We're fooling ourselves if we think Abu Ghraib is unique to its time and place. This behavior has been going on a long, long time. There might not be anyone at the top directing torture. It runs on autopilot because a culture of abuse is already in place. Anyone, friend or foe, can be victimized at any time. To make it stop, the military culture must be changed. That will require a strong top-level commitment - a commitment from no lesser person than the Commander-in-Chief.
Michael R. Benning
Regarding the May 27 article "Pressure builds on Iraq's insurgents": I remember the civil war in my country of origin, El Salvador, as media's never-ending babbling about how close the local guerrillas were to total defeat. It didn't happen. Worst of all, when the reports talked about the imminent defeat of the guerrillas in the capital city, most people knew such claims were rather imaginary.
A professor of mine once made a point about the emerging organizations in Russia after communism. She said that under brutal, dictatorial regimes, the only organizations which would survive and thrive would be those with clandestine practices and those with deep ideological motivations, especially religious ones. That explained the fundamentalist revolution in Iran, the Russian mafia, and the development of some nasty criminals who have undertaken various jihads. That might explain what's going on in Iraq.
I agree in principle with the conclusion in your May 26 editorial "Don't Cross This Space Frontier" not to "weaponize" space. The problem is not whether the US should weaponize or not, but how to prevent other countries from weaponizing space.
If the 2003 Iraq war has demonstrated anything useful, it is the problem with internationalization. Treaties are not important unless there is force behind them.
Knowing that countries will always pursue their own interests, do you want to leave US protection in the hands of the UN or some international treaty?

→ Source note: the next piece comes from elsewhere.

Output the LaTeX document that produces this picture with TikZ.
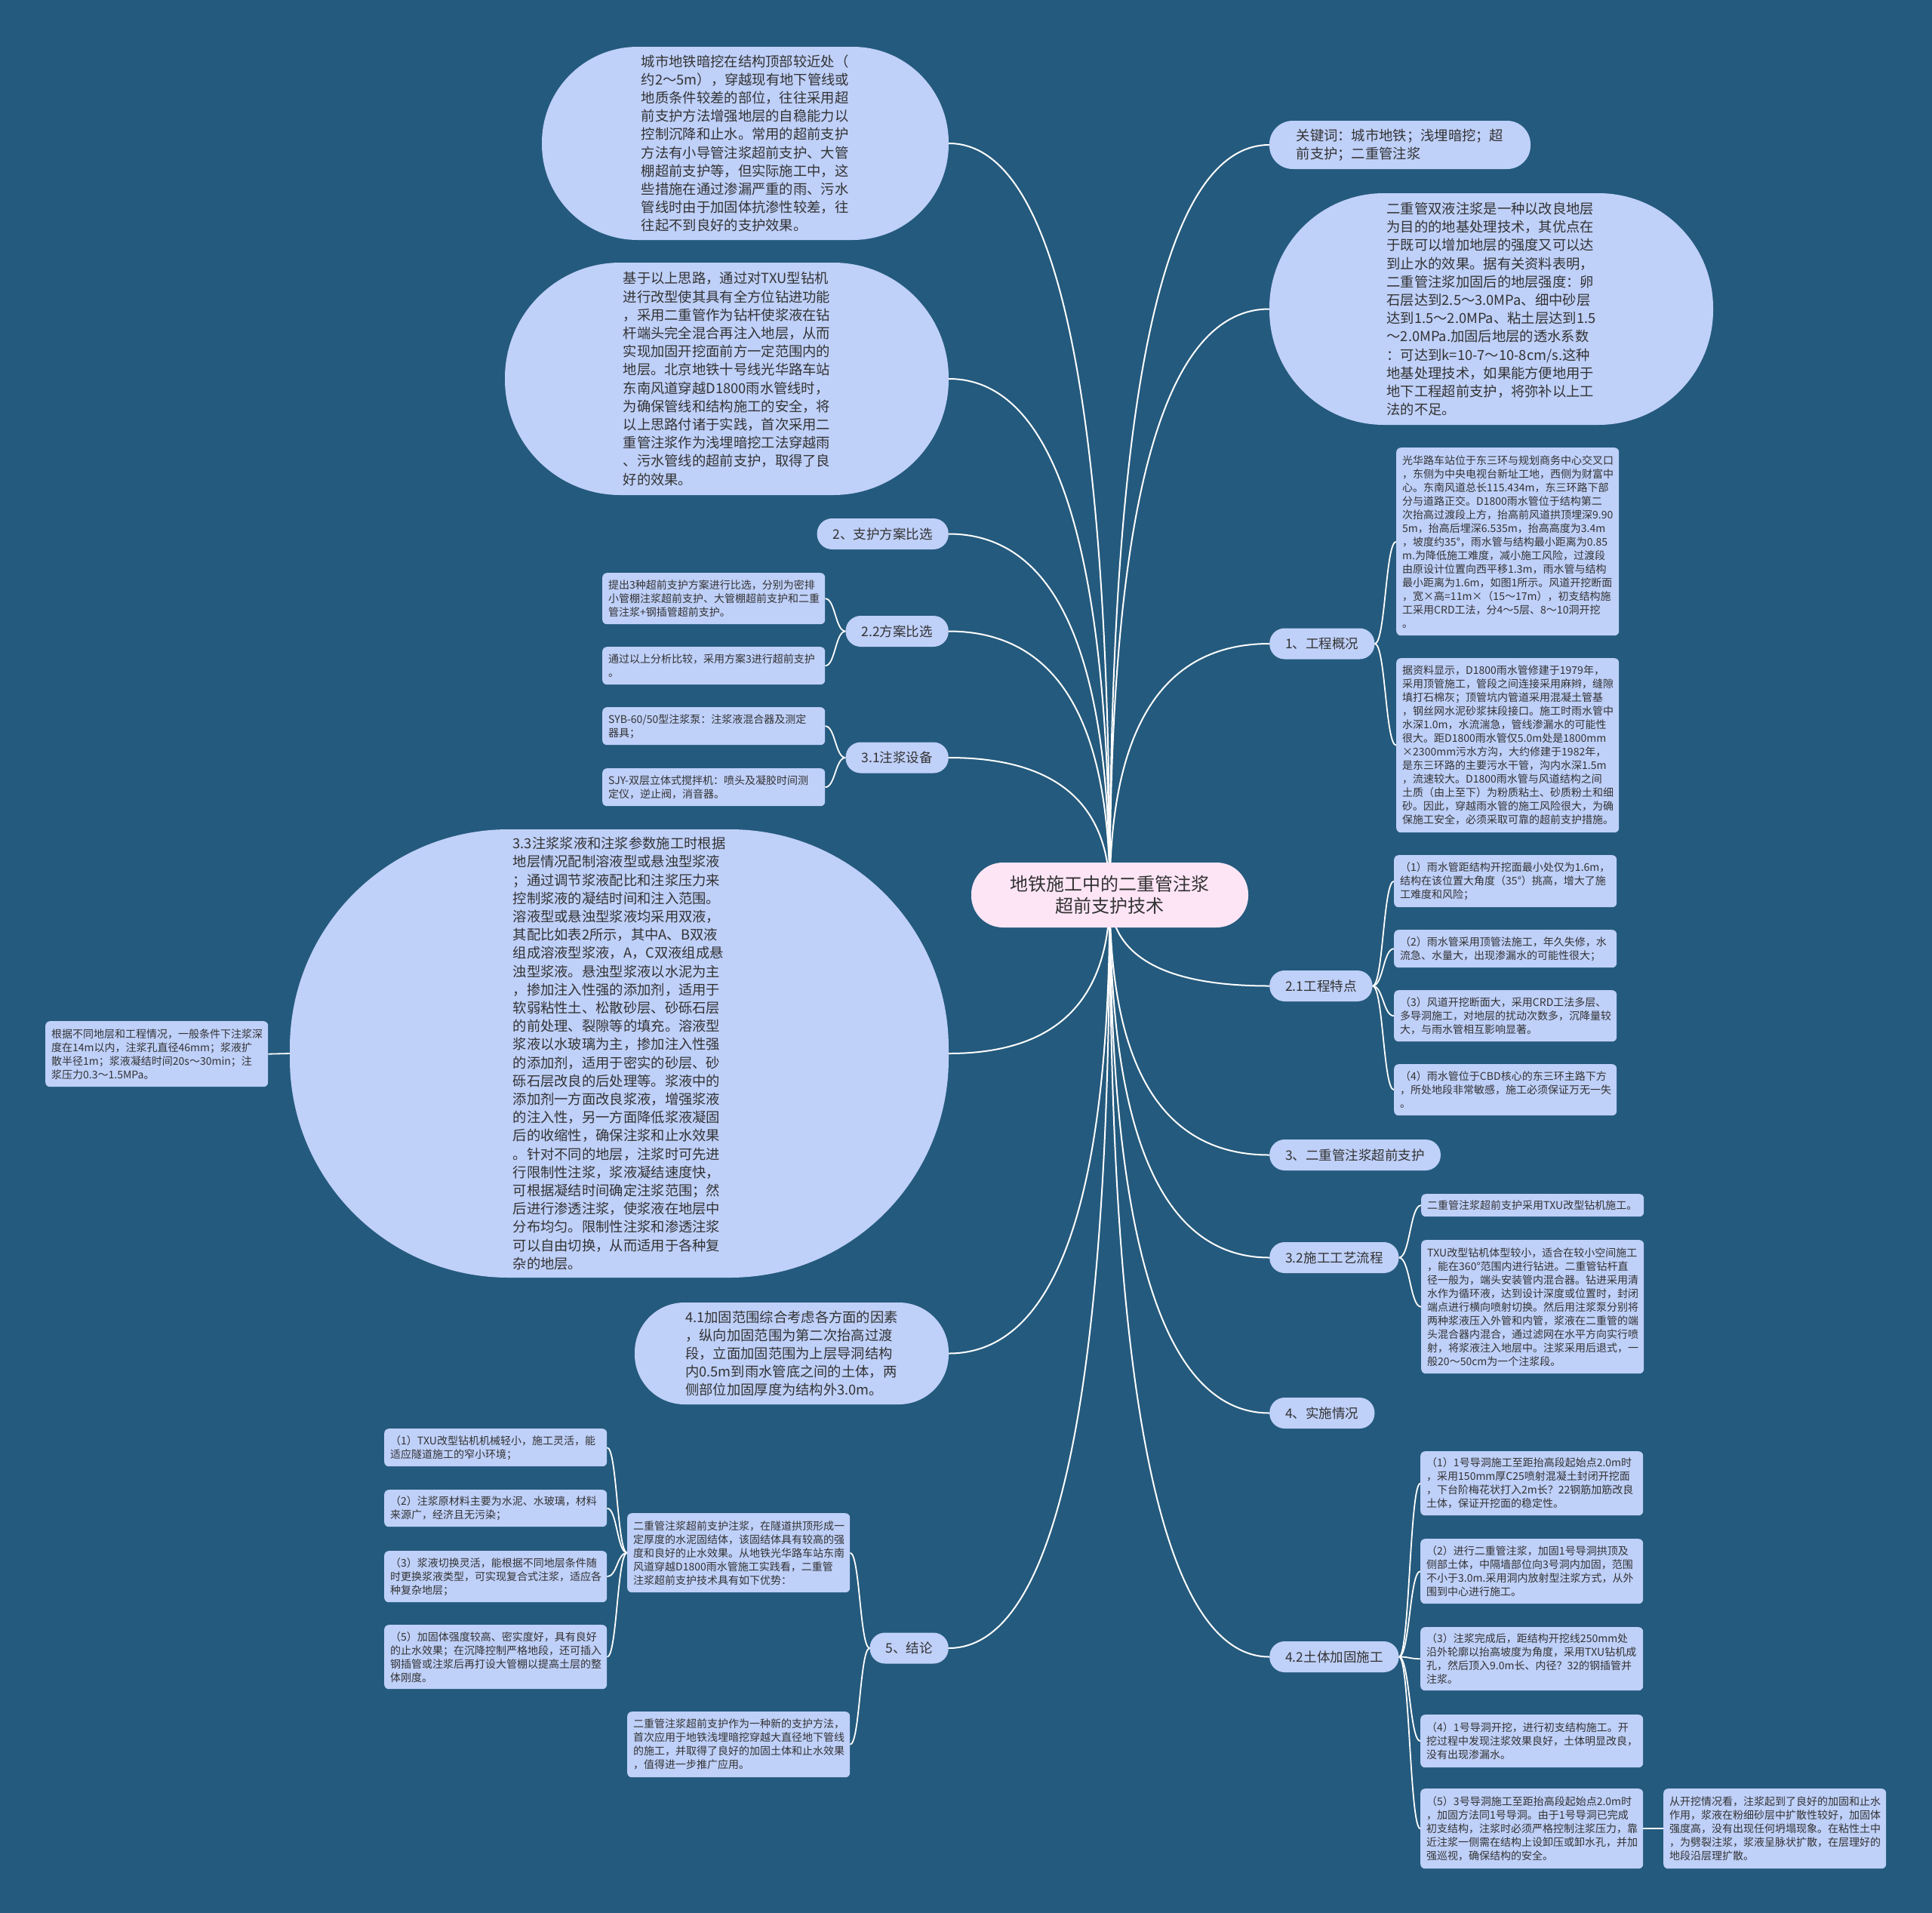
\documentclass[tikz,border=0pt]{standalone}
\usepackage{fontspec}
\setmainfont{Noto Sans CJK SC}
\usetikzlibrary{calc}
\definecolor{bgc}{RGB}{36,90,125}
\definecolor{nfill}{RGB}{191,208,249}
\definecolor{rootfill}{RGB}{253,229,246}
\definecolor{txt}{RGB}{51,51,51}
\pgfdeclarelayer{back}
\pgfdeclarelayer{edges}
\pgfsetlayers{back,edges,main}
\tikzset{
  rootcurve/.style={to path={let \p1=(\tikztostart), \p2=(\tikztotarget) in
     .. controls (\x1,{\y1+0.667*((\y2)-(\y1))}) and ({\x2+0.667*((\x1)-(\x2))},\y2) .. (\p2)}},
  scurve/.style={to path={let \p1=(\tikztostart), \p2=(\tikztotarget) in
     .. controls ({0.5*(\x1)+0.5*(\x2)},\y1) and ({0.5*(\x1)+0.5*(\x2)},\y2) .. (\p2)}},
  mainedge/.style={draw=white, line width=2pt, rootcurve},
  subedge/.style={draw=white, line width=1.8pt, scurve},
  leaf/.style={fill=nfill, text=txt, rounded corners=6pt, anchor=north west, text width=279pt,
     inner xsep=8pt, inner ysep=0pt, align=left, font=\fontsize{14}{18}\selectfont},
  bubble/.style={fill=nfill, text=txt, inner sep=0pt, align=left, font=\fontsize{18.3}{24.2}\selectfont},
  rlabel/.style={fill=nfill, text=txt, rounded corners=20pt, minimum height=41pt, inner xsep=21pt,
     inner ysep=0pt, font=\fontsize{17.5}{20}\selectfont, anchor=west},
  llabel/.style={rlabel, anchor=east},
  rootnode/.style={fill=rootfill, text=txt, rounded corners=42pt, minimum width=367pt, minimum height=86pt,
     align=center, inner sep=0pt, font=\fontsize{24}{29}\selectfont},
}
\begin{document}
\begin{tikzpicture}[x=1pt,y=-1pt]
\begin{pgfonlayer}{back}
\fill[bgc] (0,0) rectangle (2560,2535);
\end{pgfonlayer}
\useasboundingbox (0,0) rectangle (2560,2535);

% root
\node[rootnode] (root) at (1470.5,1186) {地铁施工中的二重管注浆\\超前支护技术};

% ---------- right side ----------
\node[bubble, minimum width=346pt, minimum height=64pt, rounded corners=31pt] (kw) at (1855,192)
 {关键词：城市地铁；浅埋暗挖；超\\前支护；二重管注浆};

\node[bubble, minimum width=588pt, minimum height=307pt, rounded corners=152pt] (ercg) at (1976,409.5)
 {二重管双液注浆是一种以改良地层\\为目的的地基处理技术，其优点在\\于既可以增加地层的强度又可以达\\到止水的效果。据有关资料表明，\\二重管注浆加固后的地层强度：卵\\石层达到2.5～3.0MPa、细中砂层\\达到1.5～2.0MPa、粘土层达到1.5\\～2.0MPa.加固后地层的透水系数\\：可达到k=10-7～10-8cm/s.这种\\地基处理技术，如果能方便地用于\\地下工程超前支护，将弥补以上工\\法的不足。};

\node[rlabel] (gk) at (1682,853) {1、工程概况};
\node[leaf, minimum height=249pt] (gkA) at (1850,593)
 {光华路车站位于东三环与规划商务中心交叉口\\，东侧为中央电视台新址工地，西侧为财富中\\心。东南风道总长115.434m，东三环路下部\\分与道路正交。D1800雨水管位于结构第二\\次抬高过渡段上方，抬高前风道拱顶埋深9.90\\5m，抬高后埋深6.535m，抬高高度为3.4m\\，坡度约35°，雨水管与结构最小距离为0.85\\m.为降低施工难度，减小施工风险，过渡段\\由原设计位置向西平移1.3m，雨水管与结构\\最小距离为1.6m，如图1所示。风道开挖断面\\，宽×高=11m×（15～17m），初支结构施\\工采用CRD工法，分4～5层、8～10洞开挖\\。};
\node[leaf, minimum height=231pt] (gkB) at (1850,872)
 {据资料显示，D1800雨水管修建于1979年，\\采用顶管施工，管段之间连接采用麻辫，缝隙\\填打石棉灰；顶管坑内管道采用混凝土管基\\，钢丝网水泥砂浆抹段接口。施工时雨水管中\\水深1.0m，水流湍急，管线渗漏水的可能性\\很大。距D1800雨水管仅5.0m处是1800mm\\×2300mm污水方沟，大约修建于1982年，\\是东三环路的主要污水干管，沟内水深1.5m\\，流速较大。D1800雨水管与风道结构之间\\土质（由上至下）为粉质粘土、砂质粉土和细\\砂。因此，穿越雨水管的施工风险很大，为确\\保施工安全，必须采取可靠的超前支护措施。};

\node[rlabel] (td) at (1682,1306.5) {2.1工程特点};
\node[leaf, minimum height=69pt] (td1) at (1847,1133)
 {（1）雨水管距结构开挖面最小处仅为1.6m，\\结构在该位置大角度（35°）挑高，增大了施\\工难度和风险；};
\node[leaf, minimum height=50pt] (td2) at (1847,1232)
 {（2）雨水管采用顶管法施工，年久失修，水\\流急、水量大，出现渗漏水的可能性很大；};
\node[leaf, minimum height=68pt] (td3) at (1847,1312)
 {（3）风道开挖断面大，采用CRD工法多层、\\多导洞施工，对地层的扰动次数多，沉降量较\\大，与雨水管相互影响显著。};
\node[leaf, minimum height=68pt] (td4) at (1847,1410)
 {（4）雨水管位于CBD核心的东三环主路下方\\，所处地段非常敏感，施工必须保证万无一失\\。};

\node[rlabel] (b3) at (1682,1530.5) {3、二重管注浆超前支护};

\node[rlabel] (b32) at (1682,1666.5) {3.2施工工艺流程};
\node[leaf, minimum height=30pt] (b32a) at (1883,1582)
 {二重管注浆超前支护采用TXU改型钻机施工。};
\node[leaf, minimum height=177pt] (b32b) at (1883,1643)
 {TXU改型钻机体型较小，适合在较小空间施工\\，能在360°范围内进行钻进。二重管钻杆直\\径一般为，端头安装管内混合器。钻进采用清\\水作为循环液，达到设计深度或位置时，封闭\\端点进行横向喷射切换。然后用注浆泵分别将\\两种浆液压入外管和内管，浆液在二重管的端\\头混合器内混合，通过滤网在水平方向实行喷\\射，将浆液注入地层中。注浆采用后退式，一\\般20～50cm为一个注浆段。};

\node[rlabel] (b4) at (1682,1872.5) {4、实施情况};

\node[rlabel] (b42) at (1682,2195.5) {4.2土体加固施工};
\node[leaf, minimum height=85pt] (f1) at (1882,1923)
 {（1）1号导洞施工至距抬高段起始点2.0m时\\，采用150mm厚C25喷射混凝土封闭开挖面\\，下台阶梅花状打入2m长？22钢筋加筋改良\\土体，保证开挖面的稳定性。};
\node[leaf, minimum height=86pt] (f2) at (1882,2039)
 {（2）进行二重管注浆，加固1号导洞拱顶及\\侧部土体，中隔墙部位向3号洞内加固，范围\\不小于3.0m.采用洞内放射型注浆方式，从外\\围到中心进行施工。};
\node[leaf, minimum height=84pt] (f3) at (1882,2156)
 {（3）注浆完成后，距结构开挖线250mm处\\沿外轮廓以抬高坡度为角度，采用TXU钻机成\\孔，然后顶入9.0m长、内径？32的钢插管并\\注浆。};
\node[leaf, minimum height=70pt] (f4) at (1882,2272)
 {（4）1号导洞开挖，进行初支结构施工。开\\挖过程中发现注浆效果良好，土体明显改良，\\没有出现渗漏水。};
\node[leaf, minimum height=106pt] (f5) at (1882,2370)
 {（5）3号导洞施工至距抬高段起始点2.0m时\\，加固方法同1号导洞。由于1号导洞已完成\\初支结构，注浆时必须严格控制注浆压力，靠\\近注浆一侧需在结构上设卸压或卸水孔，并加\\强巡视，确保结构的安全。};
\node[leaf, minimum height=106pt] (f6) at (2204,2370)
 {从开挖情况看，注浆起到了良好的加固和止水\\作用，浆液在粉细砂层中扩散性较好，加固体\\强度高，没有出现任何坍塌现象。在粘性土中\\，为劈裂注浆，浆液呈脉状扩散，在层理好的\\地段沿层理扩散。};

% ---------- left side ----------
\node[bubble, minimum width=539pt, minimum height=256pt, rounded corners=127pt] (tl) at (987.5,190)
 {城市地铁暗挖在结构顶部较近处（\\约2～5m），穿越现有地下管线或\\地质条件较差的部位，往往采用超\\前支护方法增强地层的自稳能力以\\控制沉降和止水。常用的超前支护\\方法有小导管注浆超前支护、大管\\棚超前支护等，但实际施工中，这\\些措施在通过渗漏严重的雨、污水\\管线时由于加固体抗渗性较差，往\\往起不到良好的支护效果。};

\node[bubble, minimum width=588pt, minimum height=308pt, rounded corners=153pt] (b2) at (963,502)
 {基于以上思路，通过对TXU型钻机\\进行改型使其具有全方位钻进功能\\，采用二重管作为钻杆使浆液在钻\\杆端头完全混合再注入地层，从而\\实现加固开挖面前方一定范围内的\\地层。北京地铁十号线光华路车站\\东南风道穿越D1800雨水管线时，\\为确保管线和结构施工的安全，将\\以上思路付诸于实践，首次采用二\\重管注浆作为浅埋暗挖工法穿越雨\\、污水管线的超前支护，取得了良\\好的效果。};

\node[llabel] (b2s) at (1257,707.5) {2、支护方案比选};

\node[llabel] (b22) at (1257,836.5) {2.2方案比选};
\node[leaf, minimum height=68pt] (b22a) at (798,759)
 {提出3种超前支护方案进行比选，分别为密排\\小管棚注浆超前支护、大管棚超前支护和二重\\管注浆+钢插管超前支护。};
\node[leaf, minimum height=50pt] (b22b) at (798,857)
 {通过以上分析比较，采用方案3进行超前支护\\。};

\node[llabel] (b31) at (1257,1004) {3.1注浆设备};
\node[leaf, minimum height=50pt] (b31a) at (798,937)
 {SYB-60/50型注浆泵：注浆液混合器及测定\\器具；};
\node[leaf, minimum height=50pt] (b31b) at (798,1018)
 {SJY-双层立体式搅拌机：喷头及凝胶时间测\\定仪，逆止阀，消音器。};

\node[bubble, minimum width=873pt, minimum height=594pt, rounded corners=290pt] (b33) at (820.5,1396)
 {3.3注浆浆液和注浆参数施工时根据\\地层情况配制溶液型或悬浊型浆液\\；通过调节浆液配比和注浆压力来\\控制浆液的凝结时间和注入范围。\\溶液型或悬浊型浆液均采用双液，\\其配比如表2所示，其中A、B双液\\组成溶液型浆液，A，C双液组成悬\\浊型浆液。悬浊型浆液以水泥为主\\，掺加注入性强的添加剂，适用于\\软弱粘性土、松散砂层、砂砾石层\\的前处理、裂隙等的填充。溶液型\\浆液以水玻璃为主，掺加注入性强\\的添加剂，适用于密实的砂层、砂\\砾石层改良的后处理等。浆液中的\\添加剂一方面改良浆液，增强浆液\\的注入性，另一方面降低浆液凝固\\后的收缩性，确保注浆和止水效果\\。针对不同的地层，注浆时可先进\\行限制性注浆，浆液凝结速度快，\\可根据凝结时间确定注浆范围；然\\后进行渗透注浆，使浆液在地层中\\分布均匀。限制性注浆和渗透注浆\\可以自由切换，从而适用于各种复\\杂的地层。};
\node[leaf, minimum height=87pt] (b33c) at (60,1353)
 {根据不同地层和工程情况，一般条件下注浆深\\度在14m以内，注浆孔直径46mm；浆液扩\\散半径1m；浆液凝结时间20s～30min；注\\浆压力0.3～1.5MPa。};

\node[bubble, minimum width=416pt, minimum height=135pt, rounded corners=66pt] (b41) at (1049,1793.5)
 {4.1加固范围综合考虑各方面的因素\\，纵向加固范围为第二次抬高过渡\\段，立面加固范围为上层导洞结构\\内0.5m到雨水管底之间的土体，两\\侧部位加固厚度为结构外3.0m。};

\node[llabel] (b5) at (1257,2184) {5、结论};
\node[leaf, minimum height=105pt] (c5A) at (831,2005)
 {二重管注浆超前支护注浆，在隧道拱顶形成一\\定厚度的水泥固结体，该固结体具有较高的强\\度和良好的止水效果。从地铁光华路车站东南\\风道穿越D1800雨水管施工实践看，二重管\\注浆超前支护技术具有如下优势：};
\node[leaf, minimum height=87pt] (c5B) at (831,2268)
 {二重管注浆超前支护作为一种新的支护方法，\\首次应用于地铁浅埋暗挖穿越大直径地下管线\\的施工，并取得了良好的加固土体和止水效果\\，值得进一步推广应用。};
\node[leaf, minimum height=50pt] (c51) at (509,1893)
 {（1）TXU改型钻机机械轻小，施工灵活，能\\适应隧道施工的窄小环境；};
\node[leaf, minimum height=49pt] (c52) at (509,1974)
 {（2）注浆原材料主要为水泥、水玻璃，材料\\来源广，经济且无污染；};
\node[leaf, minimum height=68pt] (c53) at (509,2055)
 {（3）浆液切换灵活，能根据不同地层条件随\\时更换浆液类型，可实现复合式注浆，适应各\\种复杂地层；};
\node[leaf, minimum height=85pt] (c55) at (509,2153)
 {（5）加固体强度较高、密实度好，具有良好\\的止水效果；在沉降控制严格地段，还可插入\\钢插管或注浆后再打设大管棚以提高土层的整\\体刚度。};

% ---------- connectors ----------
\begin{pgfonlayer}{edges}
\foreach \t in {kw,ercg,gk,td,b3,b32,b4,b42}
  \draw[mainedge] (root.center) to (\t.west);
\foreach \t in {tl,b2,b2s,b22,b31,b33,b41,b5}
  \draw[mainedge] (root.center) to (\t.east);
\foreach \t in {gkA,gkB} \draw[subedge] (gk.east) to (\t.west);
\foreach \t in {td1,td2,td3,td4} \draw[subedge] (td.east) to (\t.west);
\foreach \t in {b32a,b32b} \draw[subedge] (b32.east) to (\t.west);
\foreach \t in {f1,f2,f3,f4,f5} \draw[subedge] (b42.east) to (\t.west);
\draw[white, line width=1.8pt] (f5.east) -- (f6.west);
\foreach \t in {b22a,b22b} \draw[subedge] (b22.west) to (\t.east);
\foreach \t in {b31a,b31b} \draw[subedge] (b31.west) to (\t.east);
\draw[white, line width=1.8pt] (b33.west) -- (b33c.east);
\foreach \t in {c5A,c5B} \draw[subedge] (b5.west) to (\t.east);
\foreach \t in {c51,c52,c53,c55} \draw[subedge] (c5A.west) to (\t.east);
\end{pgfonlayer}
\end{tikzpicture}
\end{document}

I think not.
What do you think will happen when a rogue state decides to buy its way onto a commercial space launch in order to place a "communication" satellite into space only to navigate it to an American GPS satellite and destroy it?
Today the world relies on the ability to communicate and navigate by these satelites, and "passive" defense is not an option. The best defense is a good offense, and the deployment of weaponized satellites is a logical next step not only in protecting the US but in ensuring global economic security.